Dr. Gilbert and Gubar met as professors at Indiana University while riding an elevator in 1973. They put together a syllabus for a joint course the next year on women and literature, seeking common themes from writers ranging from Austen to the 20th-century poetry and prose of Sylvia Plath.
Part of the course became the foundation for the 700-page “Madwoman in the Attic.” “It’s incredible to me now that we wrote that big a book so fast,” Dr. Gilbert recalled. “We were ourselves on fire.” (Brian Murphy)
Infobae (In Spanish) has an obituary, too.

The Guardian reviews director Elizabeth Sankey’s Witches.
Cuts are culled from witch-themed films such as Häxan (1922), Witchfinder General (1968), Rosemary’s Baby (1968) and The Witch (2015); Sankey also weaves in bits from Girl, Interrupted (1999), The Snake Pit (1948) and Jane Eyre (1943) that touch on the themes of mental health. All in all, this is a powerful example of a bricolage-like editing technique that relies heavily on exploiting the copyright laws around fair use to create a prismatic, provocative style of cinema that’s very 21st century. (Leslie Felperin)
The Times takes 'A good walk: Stanage Edge from Hathersage, Peak District, Derbyshire'.
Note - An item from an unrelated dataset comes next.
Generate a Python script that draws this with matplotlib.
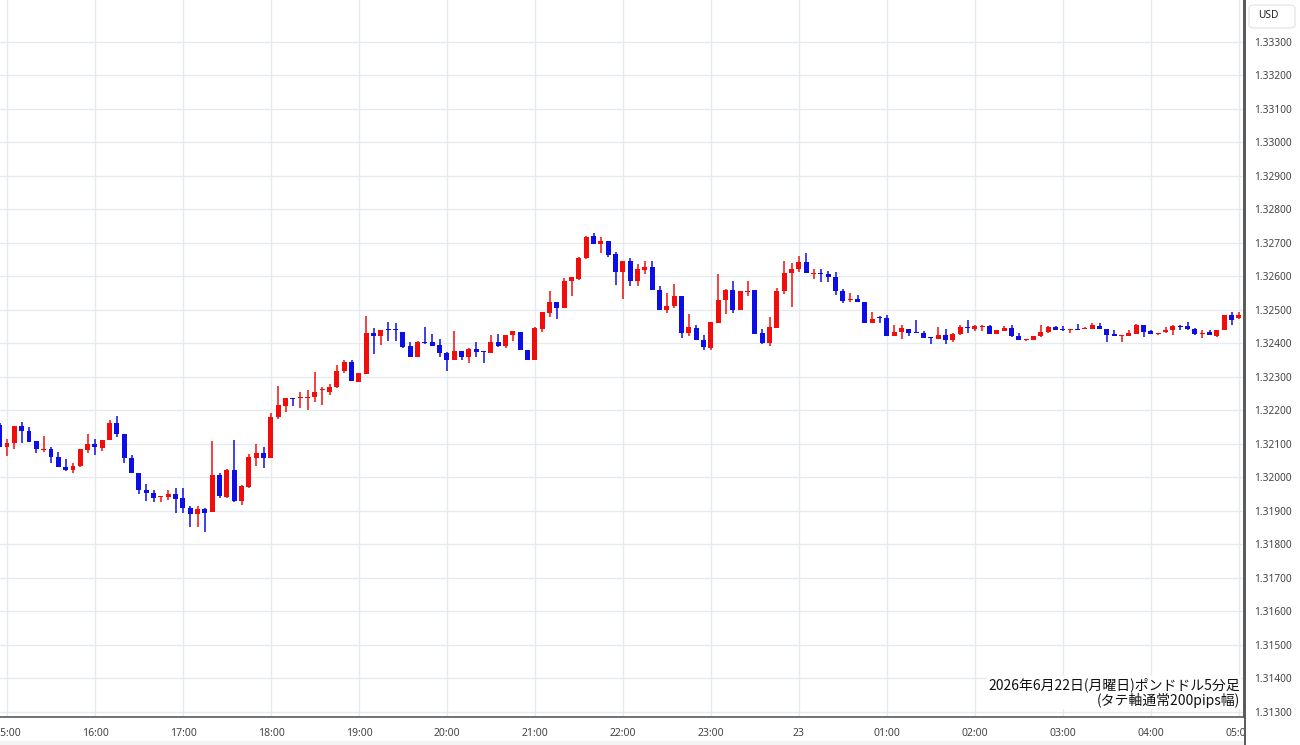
import numpy as np
import matplotlib
matplotlib.use('Agg')
import matplotlib.pyplot as plt
from matplotlib.lines import Line2D
from matplotlib.patches import Rectangle, FancyBboxPatch

# 5-minute candles, first one is 14:55
opens = [1.32155, 1.32089, 1.32101, 1.32153, 1.32139, 1.32108, 1.32082, 1.32084, 1.32061, 1.32031,
         1.32021, 1.32033, 1.32081, 1.32100, 1.32086, 1.32112, 1.32162, 1.32130, 1.32056, 1.32013,
         1.31963, 1.31953, 1.31941, 1.31941, 1.31951, 1.31938, 1.31909, 1.31890, 1.31905, 1.31895,
         1.32006, 1.31940, 1.32022, 1.31930, 1.31970, 1.32057, 1.32072, 1.32057, 1.32179, 1.32213,
         1.32237, 1.32235, 1.32237, 1.32238, 1.32259, 1.32255, 1.32268, 1.32318, 1.32343, 1.32285,
         1.32308, 1.32430, 1.32420, 1.32440, 1.32440, 1.32434, 1.32392, 1.32357, 1.32402, 1.32402,
         1.32393, 1.32370, 1.32350, 1.32375, 1.32358, 1.32382, 1.32374, 1.32370, 1.32404, 1.32392,
         1.32423, 1.32434, 1.32380, 1.32350, 1.32441, 1.32491, 1.32523, 1.32504, 1.32586, 1.32591,
         1.32653, 1.32721, 1.32696, 1.32705, 1.32665, 1.32611, 1.32646, 1.32584, 1.32618, 1.32626,
         1.32559, 1.32499, 1.32511, 1.32541, 1.32431, 1.32446, 1.32409, 1.32385, 1.32460, 1.32529,
         1.32559, 1.32499, 1.32552, 1.32559, 1.32429, 1.32400, 1.32444, 1.32554, 1.32608, 1.32620,
         1.32643, 1.32606, 1.32608, 1.32605, 1.32596, 1.32554, 1.32529, 1.32533, 1.32524, 1.32459,
         1.32475, 1.32474, 1.32422, 1.32433, 1.32443, 1.32432, 1.32430, 1.32416, 1.32412, 1.32423,
         1.32409, 1.32426, 1.32449, 1.32441, 1.32449, 1.32451, 1.32426, 1.32436, 1.32446, 1.32420,
         1.32408, 1.32408, 1.32420, 1.32433, 1.32448, 1.32441, 1.32439, 1.32443, 1.32441, 1.32441,
         1.32450, 1.32441, 1.32426, 1.32420, 1.32422, 1.32427, 1.32455, 1.32435, 1.32428, 1.32433,
         1.32438, 1.32450, 1.32450, 1.32441, 1.32428, 1.32432, 1.32420, 1.32438, 1.32483, 1.32476]
highs = [1.32160, 1.32115, 1.32153, 1.32163, 1.32150, 1.32108, 1.32122, 1.32090, 1.32074, 1.32053,
         1.32043, 1.32083, 1.32128, 1.32115, 1.32112, 1.32170, 1.32182, 1.32130, 1.32066, 1.32013,
         1.31980, 1.31963, 1.31943, 1.31963, 1.31966, 1.31966, 1.31913, 1.31915, 1.31909, 1.32109,
         1.32012, 1.32024, 1.32112, 1.31975, 1.32069, 1.32099, 1.32089, 1.32192, 1.32273, 1.32237,
         1.32237, 1.32255, 1.32261, 1.32313, 1.32268, 1.32278, 1.32335, 1.32350, 1.32350, 1.32311,
         1.32482, 1.32444, 1.32440, 1.32464, 1.32460, 1.32434, 1.32404, 1.32407, 1.32447, 1.32427,
         1.32413, 1.32372, 1.32437, 1.32377, 1.32385, 1.32404, 1.32375, 1.32424, 1.32427, 1.32424,
         1.32437, 1.32434, 1.32380, 1.32449, 1.32494, 1.32556, 1.32523, 1.32594, 1.32596, 1.32656,
         1.32720, 1.32730, 1.32716, 1.32705, 1.32671, 1.32646, 1.32655, 1.32636, 1.32646, 1.32646,
         1.32569, 1.32549, 1.32577, 1.32541, 1.32487, 1.32454, 1.32424, 1.32462, 1.32606, 1.32561,
         1.32586, 1.32556, 1.32584, 1.32559, 1.32441, 1.32479, 1.32564, 1.32646, 1.32640, 1.32660,
         1.32670, 1.32620, 1.32620, 1.32615, 1.32613, 1.32561, 1.32549, 1.32543, 1.32524, 1.32494,
         1.32481, 1.32484, 1.32454, 1.32454, 1.32443, 1.32469, 1.32436, 1.32417, 1.32449, 1.32441,
         1.32429, 1.32454, 1.32469, 1.32454, 1.32454, 1.32454, 1.32439, 1.32450, 1.32455, 1.32430,
         1.32410, 1.32420, 1.32455, 1.32450, 1.32450, 1.32450, 1.32441, 1.32458, 1.32448, 1.32460,
         1.32460, 1.32441, 1.32438, 1.32422, 1.32440, 1.32458, 1.32455, 1.32440, 1.32431, 1.32448,
         1.32453, 1.32455, 1.32463, 1.32445, 1.32440, 1.32440, 1.32440, 1.32485, 1.32493, 1.32493]
lows = [1.32090, 1.32063, 1.32085, 1.32103, 1.32106, 1.32073, 1.32076, 1.32043, 1.32031, 1.32019,
        1.32011, 1.32031, 1.32071, 1.32066, 1.32079, 1.32110, 1.32120, 1.32043, 1.32013, 1.31951,
        1.31930, 1.31926, 1.31926, 1.31931, 1.31893, 1.31893, 1.31852, 1.31850, 1.31835, 1.31895,
        1.31937, 1.31937, 1.31925, 1.31917, 1.31967, 1.32032, 1.32026, 1.32057, 1.32172, 1.32194,
        1.32213, 1.32205, 1.32201, 1.32223, 1.32215, 1.32245, 1.32265, 1.32311, 1.32288, 1.32283,
        1.32308, 1.32368, 1.32395, 1.32407, 1.32407, 1.32385, 1.32357, 1.32357, 1.32397, 1.32392,
        1.32358, 1.32317, 1.32350, 1.32350, 1.32342, 1.32358, 1.32342, 1.32370, 1.32388, 1.32385,
        1.32407, 1.32380, 1.32350, 1.32350, 1.32434, 1.32479, 1.32473, 1.32504, 1.32541, 1.32587,
        1.32650, 1.32696, 1.32670, 1.32656, 1.32572, 1.32531, 1.32571, 1.32571, 1.32606, 1.32557,
        1.32499, 1.32491, 1.32504, 1.32414, 1.32421, 1.32409, 1.32380, 1.32378, 1.32460, 1.32487,
        1.32489, 1.32499, 1.32541, 1.32427, 1.32397, 1.32391, 1.32444, 1.32547, 1.32509, 1.32613,
        1.32608, 1.32591, 1.32581, 1.32581, 1.32544, 1.32519, 1.32523, 1.32523, 1.32459, 1.32459,
        1.32459, 1.32422, 1.32422, 1.32411, 1.32421, 1.32430, 1.32415, 1.32398, 1.32412, 1.32398,
        1.32404, 1.32423, 1.32431, 1.32437, 1.32437, 1.32426, 1.32426, 1.32436, 1.32418, 1.32408,
        1.32406, 1.32408, 1.32418, 1.32430, 1.32440, 1.32436, 1.32430, 1.32440, 1.32441, 1.32441,
        1.32441, 1.32403, 1.32420, 1.32403, 1.32422, 1.32427, 1.32418, 1.32426, 1.32425, 1.32430,
        1.32425, 1.32440, 1.32440, 1.32425, 1.32416, 1.32423, 1.32418, 1.32438, 1.32455, 1.32473]
closes = [1.32090, 1.32102, 1.32153, 1.32138, 1.32106, 1.32083, 1.32084, 1.32061, 1.32031, 1.32021,
          1.32033, 1.32083, 1.32100, 1.32089, 1.32112, 1.32162, 1.32128, 1.32056, 1.32013, 1.31963,
          1.31953, 1.31939, 1.31943, 1.31951, 1.31936, 1.31909, 1.31890, 1.31905, 1.31892, 1.32006,
          1.31943, 1.32022, 1.31930, 1.31973, 1.32059, 1.32072, 1.32057, 1.32179, 1.32215, 1.32237,
          1.32233, 1.32237, 1.32240, 1.32255, 1.32261, 1.32268, 1.32318, 1.32343, 1.32288, 1.32311,
          1.32430, 1.32420, 1.32440, 1.32438, 1.32438, 1.32388, 1.32357, 1.32403, 1.32399, 1.32392,
          1.32370, 1.32350, 1.32375, 1.32358, 1.32383, 1.32372, 1.32372, 1.32404, 1.32392, 1.32424,
          1.32437, 1.32380, 1.32350, 1.32444, 1.32494, 1.32523, 1.32504, 1.32586, 1.32596, 1.32653,
          1.32718, 1.32696, 1.32705, 1.32663, 1.32611, 1.32646, 1.32584, 1.32621, 1.32626, 1.32557,
          1.32499, 1.32512, 1.32541, 1.32431, 1.32447, 1.32409, 1.32387, 1.32462, 1.32529, 1.32559,
          1.32499, 1.32556, 1.32556, 1.32427, 1.32399, 1.32447, 1.32554, 1.32608, 1.32620, 1.32643,
          1.32608, 1.32608, 1.32606, 1.32596, 1.32554, 1.32527, 1.32533, 1.32523, 1.32459, 1.32473,
          1.32474, 1.32422, 1.32434, 1.32444, 1.32431, 1.32430, 1.32415, 1.32414, 1.32423, 1.32409,
          1.32426, 1.32449, 1.32446, 1.32451, 1.32451, 1.32426, 1.32439, 1.32446, 1.32420, 1.32408,
          1.32410, 1.32420, 1.32433, 1.32448, 1.32440, 1.32439, 1.32441, 1.32440, 1.32445, 1.32455,
          1.32441, 1.32423, 1.32420, 1.32422, 1.32430, 1.32455, 1.32433, 1.32428, 1.32431, 1.32440,
          1.32450, 1.32448, 1.32443, 1.32428, 1.32431, 1.32423, 1.32438, 1.32483, 1.32470, 1.32483]

hour_labels = ['15:00', '16:00', '17:00', '18:00', '19:00', '20:00', '21:00', '22:00',
               '23:00', '23', '01:00', '02:00', '03:00', '04:00', '05:00']
price_ticks = [1.313, 1.314, 1.315, 1.316, 1.317, 1.318, 1.319, 1.320, 1.321, 1.322, 1.323,
               1.324, 1.325, 1.326, 1.327, 1.328, 1.329, 1.330, 1.331, 1.332, 1.333]

title_lines = '2026年6月22日(月曜日)ポンドドル5分足\n(タテ軸通常200pips幅)'

UP = '#f20d0d'
DOWN = '#0d0de6'
GRID = '#e6ebf0'
AXIS = '#5a5a5a'


def main():
    plt.rcParams['font.family'] = ['Noto Sans', 'DejaVu Sans']
    o = np.array(opens)
    h = np.array(highs)
    l = np.array(lows)
    c = np.array(closes)
    x = np.arange(len(o)) - 1  # index 0 is 15:00
    up = c >= o
    colors = np.where(up, UP, DOWN)

    fig = plt.figure(figsize=(13, 7.45), dpi=100)
    ax = fig.add_axes([0, 28 / 745, 1244 / 1300, 717 / 745])

    ax.vlines(x, l, h, colors=colors, linewidth=1.1, zorder=2)
    body = np.maximum(np.abs(c - o), 0.00003)
    ax.bar(x, body, bottom=np.minimum(o, c), width=0.68, color=colors,
           linewidth=0, zorder=3)

    ax.set_xlim(-0.955, 168.7)
    ax.set_ylim(1.31284, 1.33424)

    hour_pos = np.arange(len(hour_labels)) * 12
    ax.set_xticks(hour_pos)
    ax.set_xticklabels(hour_labels)
    for t in ax.get_xticklabels():
        if t.get_text() == '23':
            t.set_fontweight('bold')
            t.set_color('#222222')
    ax.set_yticks(price_ticks)
    ax.set_yticklabels(['%.5f' % p for p in price_ticks])
    ax.yaxis.tick_right()
    ax.tick_params(axis='x', length=0, pad=8, labelsize=7.5, labelcolor='#444444')
    ax.tick_params(axis='y', length=0, pad=7, labelsize=7.3, labelcolor='#444444')

    ax.grid(True, color=GRID, linewidth=1, zorder=0)
    ax.set_axisbelow(True)
    for s in ['top', 'left']:
        ax.spines[s].set_visible(False)
    ax.spines['bottom'].set_color(AXIS)
    ax.spines['bottom'].set_linewidth(1.2)
    ax.spines['right'].set_color(AXIS)
    ax.spines['right'].set_linewidth(1.4)

    # price scale separator down to the bottom
    fig.add_artist(Line2D([1244.5 / 1300] * 2, [0, 1], transform=fig.transFigure,
                          color=AXIS, linewidth=1.4, zorder=6))
    # hide the part of the last time label under the price panel
    fig.add_artist(Rectangle((1245 / 1300, 0), 55 / 1300, 27 / 745, transform=fig.transFigure,
                             facecolor='white', edgecolor='none', zorder=5))
    fig.add_artist(Rectangle((0, 0), 1244 / 1300, 4 / 745, transform=fig.transFigure,
                             facecolor='#f3f3f3', edgecolor='none', zorder=5))

    # currency box
    fig.add_artist(FancyBboxPatch((1249 / 1300, 1 - 28 / 745), 46 / 1300, 23 / 745,
                                  boxstyle='round,pad=0,rounding_size=0.004',
                                  transform=fig.transFigure, facecolor='white',
                                  edgecolor='#e2e2e2', linewidth=0.8, zorder=6))
    fig.text(1268 / 1300, 1 - 16 / 745, 'USD', ha='center', va='center', fontsize=7.3,
             color='#222222', zorder=7)

    ax.text(0.9965, 0.013, title_lines, transform=ax.transAxes, ha='right', va='bottom',
            fontsize=10, color='#111111', linespacing=1.0,
            family=['Noto Sans CJK JP', 'DejaVu Sans'], zorder=5,
            bbox=dict(facecolor='white', edgecolor='none', pad=1))

    fig.savefig('out.png', dpi=100)


if __name__ == '__main__':
    main()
In 1845 Charlotte Brontë spent three weeks staying with a friend at Hathersage Rectory. It’s widely thought that the characters, stories and brooding Dark Peak landscapes she encountered during her visit inspired her to write Jane Eyre. The George, where we had based ourselves, was a busy coaching inn back in Brontë’s days, and she borrowed the landlord’s name for the fictional village of Morton.
Leaving Hathersage on a bright, cold morning, we walked past grand houses in sombre shades of local gritstone. This coarse-grained sandstone has been used for centuries to make millstones for grinding grain, wood pulp and tools, and many hefty wheels still dot the moors. A pleasant, gravelly trail led through pastures above the wooded valley of Hood Brook, the canopy a delicious riot of green, gold, crimson and russet. “It was a fine autumn morning,” Brontë wrote, “the early sun shone serenely on embrowned groves and still green fields.” Hidden in trees to our left, the towering chimneys of Brookfield Hall inspired Jane Eyre’s Vale Hall. Further on, past the peaceful, national park-run campsite, North Lees Hall, built in the 1590s by Robert Eyre, became Thornfield, home of Mr Rochester. (Jen and Sim Benson)
Tatler considers the new cast announcements for Emerald Fennell's Wuthering Heights as 'A Saltburn reunion' while The Mary Sue reports how so-called fans on X are still angry.